How Much Trouble Are We Talking About?

A lot! When crops lodge, farmers can lose 20%, 30%, even 50% of their harvest sometimes. Picture filling your plate with pizza, then someone knocks half of it on the floor before you get a bite. That’s what it feels like.

Flat plants also get dirty from the soil, and if it’s rainy, mold and fungus love to party on them. Machines can’t pick them up easily, so farmers have to do extra work or leave perfectly good grain behind. At Multan Farms, we hate seeing all that hard work literally lying on the ground!

Real-Life Examples That Actually Happened

  1. In 2022, parts of Punjab got hit by crazy winds and rain right when the wheat was almost ready. Thousands of acres went flat overnight. Farmers were heartbroken.
  2. Rice fields in some areas get lodging almost every year because the stems are naturally thin and the heads get super heavy when they fill with rice grains.
  3. Corn (maize) can flop too, especially the really tall kinds grown for animal feed. One storm and it looks like a giant picked up the field and dropped it.

Cool Ways Farmers Fight Back Against Lodging

Good news, people are getting smarter about this problem! Here are some tricks farmers use:

  • Plant shorter, stronger varieties that are basically the bodybuilders of the plant world
  • Use just the right amount of fertilizer so plants grow strong instead of tall and wobbly
  • Add something called plant growth regulators – think of them as vitamins that tell the plant “hey, make your stem thicker, not taller”
  • Space plants out better so they don’t stretch like crazy for sunlight
  • Roll the fields gently when plants are young to make the stems tougher (it’s like plant push-ups!)

At Multan Farms, we try a bunch of these ideas because every grain counts.

Did You Know Section (Because These Facts Are Wild)

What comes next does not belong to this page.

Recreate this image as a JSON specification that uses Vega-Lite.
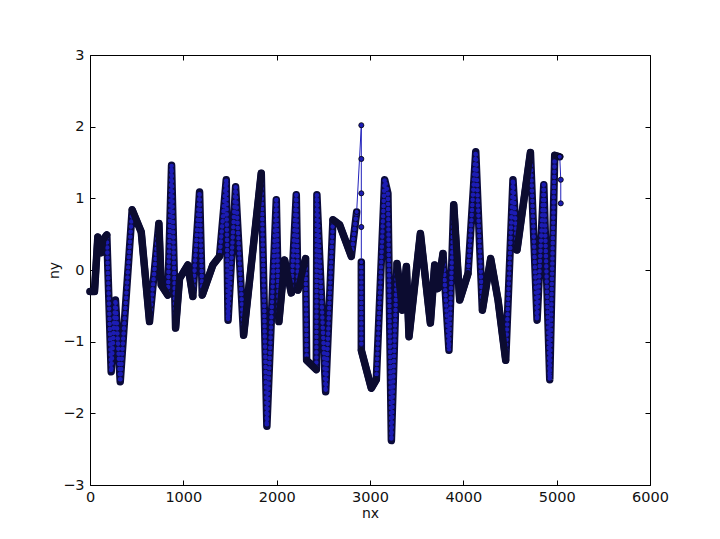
{
  "$schema": "https://vega.github.io/schema/vega-lite/v6.json",
  "width": 560,
  "height": 430,
  "autosize": {"type": "none"},
  "padding": {"left": 90, "top": 55, "right": 70, "bottom": 54},
  "background": "white",
  "config": {
    "view": {"stroke": "black", "strokeWidth": 1},
    "axis": {
      "grid": false,
      "domain": false,
      "tickColor": "black",
      "tickSize": -5,
      "labelFont": "DejaVu Sans",
      "labelFontSize": 14.5,
      "labelColor": "#111111",
      "labelFlush": false,
      "labelOverlap": false,
      "titleFont": "DejaVu Sans",
      "titleFontSize": 14,
      "titleFontWeight": "normal",
      "titleColor": "#111111"
    }
  },
  "datasets": {
    "main": [
      {"i": 1, "run": 1, "nx": 0, "ny": -0.30},
      {"i": 2, "run": 1, "nx": 48, "ny": -0.30},
      {"i": 3, "run": 1, "nx": 84, "ny": 0.46},
      {"i": 4, "run": 1, "nx": 120, "ny": 0.24},
      {"i": 5, "run": 1, "nx": 139, "ny": 0.42},
      {"i": 6, "run": 1, "nx": 180, "ny": 0.49},
      {"i": 7, "run": 1, "nx": 227, "ny": -1.42},
      {"i": 8, "run": 1, "nx": 273, "ny": -0.42},
      {"i": 9, "run": 1, "nx": 324, "ny": -1.56},
      {"i": 10, "run": 1, "nx": 452, "ny": 0.84},
      {"i": 11, "run": 1, "nx": 549, "ny": 0.53},
      {"i": 12, "run": 1, "nx": 638, "ny": -0.72},
      {"i": 13, "run": 1, "nx": 738, "ny": 0.65},
      {"i": 14, "run": 1, "nx": 763, "ny": -0.21},
      {"i": 15, "run": 1, "nx": 834, "ny": -0.35},
      {"i": 16, "run": 1, "nx": 874, "ny": 1.46},
      {"i": 17, "run": 1, "nx": 917, "ny": -0.81},
      {"i": 18, "run": 1, "nx": 959, "ny": -0.12},
      {"i": 19, "run": 1, "nx": 1048, "ny": 0.07},
      {"i": 20, "run": 1, "nx": 1102, "ny": -0.37},
      {"i": 21, "run": 1, "nx": 1174, "ny": 1.09},
      {"i": 22, "run": 1, "nx": 1203, "ny": -0.35},
      {"i": 23, "run": 1, "nx": 1316, "ny": 0.07},
      {"i": 24, "run": 1, "nx": 1388, "ny": 0.19},
      {"i": 25, "run": 1, "nx": 1460, "ny": 1.26},
      {"i": 26, "run": 1, "nx": 1479, "ny": -0.70},
      {"i": 27, "run": 1, "nx": 1560, "ny": 1.16},
      {"i": 28, "run": 1, "nx": 1646, "ny": -0.91},
      {"i": 29, "run": 1, "nx": 1835, "ny": 1.35},
      {"i": 30, "run": 1, "nx": 1895, "ny": -2.18},
      {"i": 31, "run": 1, "nx": 1996, "ny": 0.98},
      {"i": 32, "run": 1, "nx": 2024, "ny": -0.72},
      {"i": 33, "run": 1, "nx": 2085, "ny": 0.14},
      {"i": 34, "run": 1, "nx": 2157, "ny": -0.32},
      {"i": 35, "run": 1, "nx": 2210, "ny": 1.05},
      {"i": 36, "run": 1, "nx": 2228, "ny": -0.28},
      {"i": 37, "run": 1, "nx": 2310, "ny": 0.16},
      {"i": 38, "run": 1, "nx": 2321, "ny": -1.26},
      {"i": 39, "run": 1, "nx": 2425, "ny": -1.39},
      {"i": 40, "run": 1, "nx": 2431, "ny": 1.05},
      {"i": 41, "run": 1, "nx": 2525, "ny": -1.70},
      {"i": 42, "run": 1, "nx": 2603, "ny": 0.70},
      {"i": 43, "run": 1, "nx": 2675, "ny": 0.63},
      {"i": 44, "run": 1, "nx": 2800, "ny": 0.19},
      {"i": 45, "run": 1, "nx": 2857, "ny": 0.81},
      {"i": 46, "run": 2, "nx": 2907, "ny": 0.11},
      {"i": 47, "run": 2, "nx": 2907, "ny": -1.12},
      {"i": 48, "run": 2, "nx": 3014, "ny": -1.65},
      {"i": 49, "run": 2, "nx": 3068, "ny": -1.53},
      {"i": 50, "run": 2, "nx": 3157, "ny": 1.26},
      {"i": 51, "run": 2, "nx": 3192, "ny": 1.07},
      {"i": 52, "run": 2, "nx": 3229, "ny": -2.38},
      {"i": 53, "run": 2, "nx": 3289, "ny": 0.09},
      {"i": 54, "run": 2, "nx": 3347, "ny": -0.56},
      {"i": 55, "run": 2, "nx": 3390, "ny": 0.05},
      {"i": 56, "run": 2, "nx": 3418, "ny": -0.93},
      {"i": 57, "run": 2, "nx": 3540, "ny": 0.51},
      {"i": 58, "run": 2, "nx": 3647, "ny": -0.74},
      {"i": 59, "run": 2, "nx": 3693, "ny": 0.07},
      {"i": 60, "run": 2, "nx": 3728, "ny": -0.26},
      {"i": 61, "run": 2, "nx": 3782, "ny": 0.23},
      {"i": 62, "run": 2, "nx": 3846, "ny": -1.12},
      {"i": 63, "run": 2, "nx": 3897, "ny": 0.91},
      {"i": 64, "run": 2, "nx": 3961, "ny": -0.42},
      {"i": 65, "run": 2, "nx": 4050, "ny": -0.05},
      {"i": 66, "run": 2, "nx": 4133, "ny": 1.65},
      {"i": 67, "run": 2, "nx": 4204, "ny": -0.56},
      {"i": 68, "run": 2, "nx": 4293, "ny": 0.16},
      {"i": 69, "run": 2, "nx": 4372, "ny": -0.42},
      {"i": 70, "run": 2, "nx": 4454, "ny": -1.26},
      {"i": 71, "run": 2, "nx": 4532, "ny": 1.26},
      {"i": 72, "run": 2, "nx": 4575, "ny": 0.28},
      {"i": 73, "run": 2, "nx": 4719, "ny": 1.64},
      {"i": 74, "run": 2, "nx": 4790, "ny": -0.70},
      {"i": 75, "run": 2, "nx": 4862, "ny": 1.19},
      {"i": 76, "run": 2, "nx": 4926, "ny": -1.53},
      {"i": 77, "run": 2, "nx": 4979, "ny": 1.60},
      {"i": 78, "run": 2, "nx": 5033, "ny": 1.58}
    ],
    "flat": [
      {"g": 1, "i": 1, "nx": 0, "ny": -0.30},
      {"g": 1, "i": 2, "nx": 48, "ny": -0.30},
      {"g": 1, "i": 3, "nx": 84, "ny": 0.46},
      {"g": 1, "i": 4, "nx": 120, "ny": 0.24},
      {"g": 1, "i": 5, "nx": 139, "ny": 0.42},
      {"g": 1, "i": 6, "nx": 180, "ny": 0.49},
      {"g": 2, "i": 10, "nx": 452, "ny": 0.84},
      {"g": 2, "i": 11, "nx": 549, "ny": 0.53},
      {"g": 2, "i": 12, "nx": 638, "ny": -0.72},
      {"g": 3, "i": 13, "nx": 738, "ny": 0.65},
      {"g": 3, "i": 14, "nx": 763, "ny": -0.21},
      {"g": 3, "i": 15, "nx": 834, "ny": -0.35},
      {"g": 4, "i": 17, "nx": 917, "ny": -0.81},
      {"g": 4, "i": 18, "nx": 959, "ny": -0.12},
      {"g": 4, "i": 19, "nx": 1048, "ny": 0.07},
      {"g": 4, "i": 20, "nx": 1102, "ny": -0.37},
      {"g": 5, "i": 22, "nx": 1203, "ny": -0.35},
      {"g": 5, "i": 23, "nx": 1316, "ny": 0.07},
      {"g": 5, "i": 24, "nx": 1388, "ny": 0.19},
      {"g": 6, "i": 28, "nx": 1646, "ny": -0.91},
      {"g": 6, "i": 29, "nx": 1835, "ny": 1.35},
      {"g": 7, "i": 32, "nx": 2024, "ny": -0.72},
      {"g": 7, "i": 33, "nx": 2085, "ny": 0.14},
      {"g": 7, "i": 34, "nx": 2157, "ny": -0.32},
      {"g": 8, "i": 36, "nx": 2228, "ny": -0.28},
      {"g": 8, "i": 37, "nx": 2310, "ny": 0.16},
      {"g": 9, "i": 38, "nx": 2321, "ny": -1.26},
      {"g": 9, "i": 39, "nx": 2425, "ny": -1.39},
      {"g": 10, "i": 42, "nx": 2603, "ny": 0.70},
      {"g": 10, "i": 43, "nx": 2675, "ny": 0.63},
      {"g": 10, "i": 44, "nx": 2800, "ny": 0.19},
      {"g": 11, "i": 47, "nx": 2907, "ny": -1.12},
      {"g": 11, "i": 48, "nx": 3014, "ny": -1.65},
      {"g": 11, "i": 49, "nx": 3068, "ny": -1.53},
      {"g": 12, "i": 53, "nx": 3289, "ny": 0.09},
      {"g": 12, "i": 54, "nx": 3347, "ny": -0.56},
      {"g": 12, "i": 55, "nx": 3390, "ny": 0.05},
      {"g": 12, "i": 56, "nx": 3418, "ny": -0.93},
      {"g": 12, "i": 57, "nx": 3540, "ny": 0.51},
      {"g": 12, "i": 58, "nx": 3647, "ny": -0.74},
      {"g": 12, "i": 59, "nx": 3693, "ny": 0.07},
      {"g": 12, "i": 60, "nx": 3728, "ny": -0.26},
      {"g": 12, "i": 61, "nx": 3782, "ny": 0.23},
      {"g": 13, "i": 63, "nx": 3897, "ny": 0.91},
      {"g": 13, "i": 64, "nx": 3961, "ny": -0.42},
      {"g": 13, "i": 65, "nx": 4050, "ny": -0.05},
      {"g": 14, "i": 67, "nx": 4204, "ny": -0.56},
      {"g": 14, "i": 68, "nx": 4293, "ny": 0.16},
      {"g": 14, "i": 69, "nx": 4372, "ny": -0.42},
      {"g": 14, "i": 70, "nx": 4454, "ny": -1.26},
      {"g": 15, "i": 72, "nx": 4575, "ny": 0.28},
      {"g": 15, "i": 73, "nx": 4719, "ny": 1.64},
      {"g": 16, "i": 77, "nx": 4979, "ny": 1.60},
      {"g": 16, "i": 78, "nx": 5033, "ny": 1.58}
    ],
    "sparse": [
      {"i": 1, "run": 1, "nx": 2857, "ny": 0.81},
      {"i": 2, "run": 1, "nx": 2907, "ny": 2.02},
      {"i": 3, "run": 1, "nx": 2907, "ny": 1.55},
      {"i": 4, "run": 1, "nx": 2907, "ny": 1.07},
      {"i": 5, "run": 1, "nx": 2907, "ny": 0.60},
      {"i": 6, "run": 1, "nx": 2907, "ny": 0.11},
      {"i": 7, "run": 2, "nx": 5033, "ny": 1.58},
      {"i": 8, "run": 2, "nx": 5044, "ny": 1.26},
      {"i": 9, "run": 2, "nx": 5044, "ny": 0.93}
    ]
  },
  "resolve": {"axis": {"x": "independent", "y": "independent"}},
  "layer": [
    {
      "data": {"name": "main"},
      "mark": {"type": "line", "color": "#0b0b3a", "strokeWidth": 7.5, "strokeJoin": "round", "strokeCap": "round"},
      "encoding": {
        "x": {"field": "nx", "type": "quantitative", "scale": {"domain": [0, 6000], "nice": false, "zero": false},
              "axis": {"orient": "bottom", "values": [0, 1000, 2000, 3000, 4000, 5000, 6000], "format": "d", "labelPadding": 10, "title": "nx", "titlePadding": 3}},
        "y": {"field": "ny", "type": "quantitative", "scale": {"domain": [-3, 3], "nice": false, "zero": false},
              "axis": {"orient": "left", "values": [-3, -2, -1, 0, 1, 2, 3], "format": "d", "labelPadding": 11, "title": "ny", "titlePadding": 1}},
        "detail": {"field": "run", "type": "nominal"},
        "order": {"field": "i", "type": "quantitative"}
      }
    },
    {
      "data": {"name": "main"},
      "mark": {"type": "line", "color": "#1c1cb4", "strokeWidth": 4.5, "strokeJoin": "round", "strokeCap": "round", "strokeDash": [0.1, 5]},
      "encoding": {
        "x": {"field": "nx", "type": "quantitative", "axis": null},
        "y": {"field": "ny", "type": "quantitative", "axis": null},
        "detail": {"field": "run", "type": "nominal"},
        "order": {"field": "i", "type": "quantitative"}
      }
    },
    {
      "data": {"name": "flat"},
      "mark": {"type": "line", "color": "#0c0c30", "strokeWidth": 7, "strokeJoin": "round", "strokeCap": "round"},
      "encoding": {
        "x": {"field": "nx", "type": "quantitative", "axis": null},
        "y": {"field": "ny", "type": "quantitative", "axis": null},
        "detail": {"field": "g", "type": "nominal"},
        "order": {"field": "i", "type": "quantitative"}
      }
    },
    {
      "data": {"name": "sparse"},
      "mark": {"type": "line", "color": "#2222bb", "strokeWidth": 1},
      "encoding": {
        "x": {"field": "nx", "type": "quantitative",
              "axis": {"orient": "top", "values": [0, 1000, 2000, 3000, 4000, 5000, 6000], "labels": false, "title": null}},
        "y": {"field": "ny", "type": "quantitative",
              "axis": {"orient": "right", "values": [-3, -2, -1, 0, 1, 2, 3], "labels": false, "title": null}},
        "detail": {"field": "run", "type": "nominal"},
        "order": {"field": "i", "type": "quantitative"}
      }
    },
    {
      "data": {"name": "sparse"},
      "mark": {"type": "point", "shape": "circle", "filled": true, "size": 26, "color": "#1c1cb4", "stroke": "black", "strokeWidth": 0.8, "opacity": 1},
      "encoding": {
        "x": {"field": "nx", "type": "quantitative", "axis": null},
        "y": {"field": "ny", "type": "quantitative", "axis": null}
      }
    }
  ]
}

  • Wheat plants can grow over 4 feet tall, taller than most of you!
  • One single hectare of lodged wheat can lose enough grain to make about 15,000 loaves of bread. Gone. Just like that.
  • Scientists are even breeding “anti-lodging” super plants in labs right now.
  • In some places, farmers let cows or sheep graze the tops of young wheat to keep it short and strong, like giving the plants a haircut.

So Why Should You Care About Some Plants Falling Over?

Because the food on your table – the roti, the rice, the bread – comes from these plants standing tall until harvest time. When lodging happens, prices can go up at the store, and farmers lose money they worked all year for. Next time you see a field of wheat or rice standing straight and proud, give it a silent “you got this!” because now you know it’s actually pretty amazing they stay up at all.

Have you ever seen a field that got knocked flat after a storm? Or do you think you could help invent an even better way to keep plants standing strong? Nature is tough, but with a little human cleverness, we can help our crops stand tall and feed the world.